World War II and the Civil Rights Era
- During WWII, Black men and women and white women had worked in jobs vacated by soldiers. After the war, places of business categorized positions in terms of race and gender. Some assembly lines were designated for Black workers only. Union workers proved to be a fragile coalition with Black workers, when in 1944, they closed their meeting to African American workers.
- In 1941, the general assembly considered a bill to address racial inequality in defense employment, but it was strongly opposed by labor unions and the Chamber of Commerce. (270)
- In 1945, Black officers protested segregated officers clubs at Camp Atterbury risking court marshal (271)

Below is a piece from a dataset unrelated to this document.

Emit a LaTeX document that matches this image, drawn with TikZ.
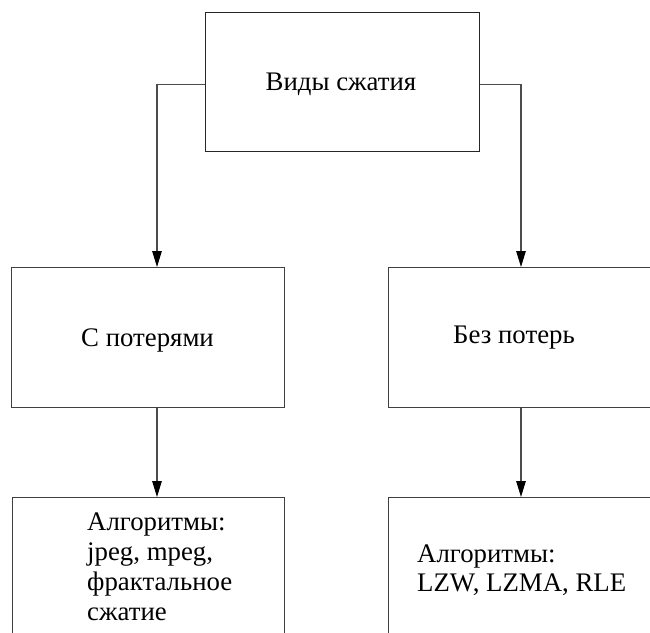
\documentclass[tikz,border=0pt]{standalone}
\usepackage{fontspec}
\setmainfont{Liberation Serif}
\usetikzlibrary{arrows.meta}
\begin{document}
\begin{tikzpicture}[x=1pt,y=-1pt,
  box/.style={draw=black!75, line width=1.2pt, inner sep=0pt, anchor=north west},
  txt/.style={inner sep=0pt, font=\fontsize{26.8}{30}\selectfont, text=black},
  conn/.style={draw=black!70, line width=1.2pt, -{Triangle[length=16pt,width=9.5pt,color=black]}}]
\clip (0,0) rectangle (650,632);
% boxes
\node[box, draw=black!85, minimum width=274pt, minimum height=139pt] (top) at (205,12) {};
\node[box, minimum width=273pt, minimum height=140pt] (lossy) at (11,267) {};
\node[box, minimum width=280pt, minimum height=140pt] (lossless) at (388,267) {};
\node[box, minimum width=272pt, minimum height=150pt] (alg1) at (12,497) {};
\node[box, minimum width=280pt, minimum height=150pt] (alg2) at (388,497) {};
% texts
\node[txt] (ttop) at (341,84) {Виды сжатия};
\node[txt] (tlossy) at (147.5,340) {С потерями};
\node[txt] (tlossless) at (514,338) {Без потерь};
\node[txt, anchor=base west] (talg1) at (87,530) {\vtop{\baselineskip=30pt\hbox{Алгоритмы:}\hbox{jpeg, mpeg,}\hbox{фрактальное}\hbox{сжатие}}};
\node[txt, anchor=base west] (talg2) at (417,562) {\vtop{\baselineskip=29pt\hbox{Алгоритмы:}\hbox{LZW, LZMA, RLE}}};
% connector columns
\coordinate (cl) at (157,0);
\coordinate (cr) at (521,0);
% connectors
\draw[conn] ([yshift=-2.5pt]top.west) -| (lossy.north -| cl);
\draw[conn] ([yshift=-2.5pt]top.east) -| (lossless.north -| cr);
\draw[conn] (lossy.south -| cl) -- (alg1.north -| cl);
\draw[conn] (lossless.south -| cr) -- (alg2.north -| cr);
\end{tikzpicture}
\end{document}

- In 1949, Indiana passed the Indiana School Desegregation Act of 1949, five years ahead of the US Supreme Court’s decision to require desegregation in Brown v. Board of Education. While white Hoosiers did not actively resist that decision and were ahead of it legislatively, Indiana was one of the last Northern schools to give up schools that were designated for Black students only.
- Basketball teams with players of color were refused entry to the state tournament until the Second World War. When Indianapolis Crispus Attucks’ basketball team won the tournament, their parade was rerouted to keep Black fans from celebrating downtown. (314)
- Much of the integration of school that was achieved in Indiana came through legal action brought by the NAACP in Gary, South Bend, Kokomo and elsewhere. One consequence of these efforts was white flight (which Ta-Nahisi Coates argues was engineered by policy and not the sum total of individual racist decisions) into the suburbs. (315)
- In 1961 and 1963, Indiana passed civil rights bills set up a civil rights commission that would accept petitions from those whose rights had been violated and pursue penalties against the violators. This legislation made Indiana one of the more progressive states in terms of law, preceding federal legislation by a year. Many counties set up commissions as well. But despite the law, lunch counter sit-ins and protests were still required to grant Indiana’s black population equal access to goods and services. (315-317)
- In 1969, Unigov was created to move government functions from the city to the county while excluding schools, thus allowing both white suburban schools and Republican control of the city.
- In 1971, a judge found that the Indianapolis School Board “through the years, has consistently employed policies and practices causing and maintaining racial segregation.” Busing of black students from Indianapolis to Marion County township schools began after a long fight against it in 1981. (315)
- Madison notes that the KKK continues to have small gatherings in the state, though Indiana is not a “Klan state.” This news story from October shows the Klan to remain active in pockets.
- While Madison doesn’t discuss this incident, in April of this year, a noose was given to a firefighter on the job. His wife is related to the last man lynched in the state.
Madison recognizes in conclusion: “Access to quality education, housing, and jobs still depended on color, even if many pretended otherwise….The heritage of the past remained a special burden for twenty-first-century lawmakers, courts, and citizens.” (319)
Correction: an earlier version of this post claimed that Lincoln was born in Indiana. He was raised in Indiana, but born in Kentucky. This post has been updated to reflect that clarification. Thanks to Seton Goddard for the correction.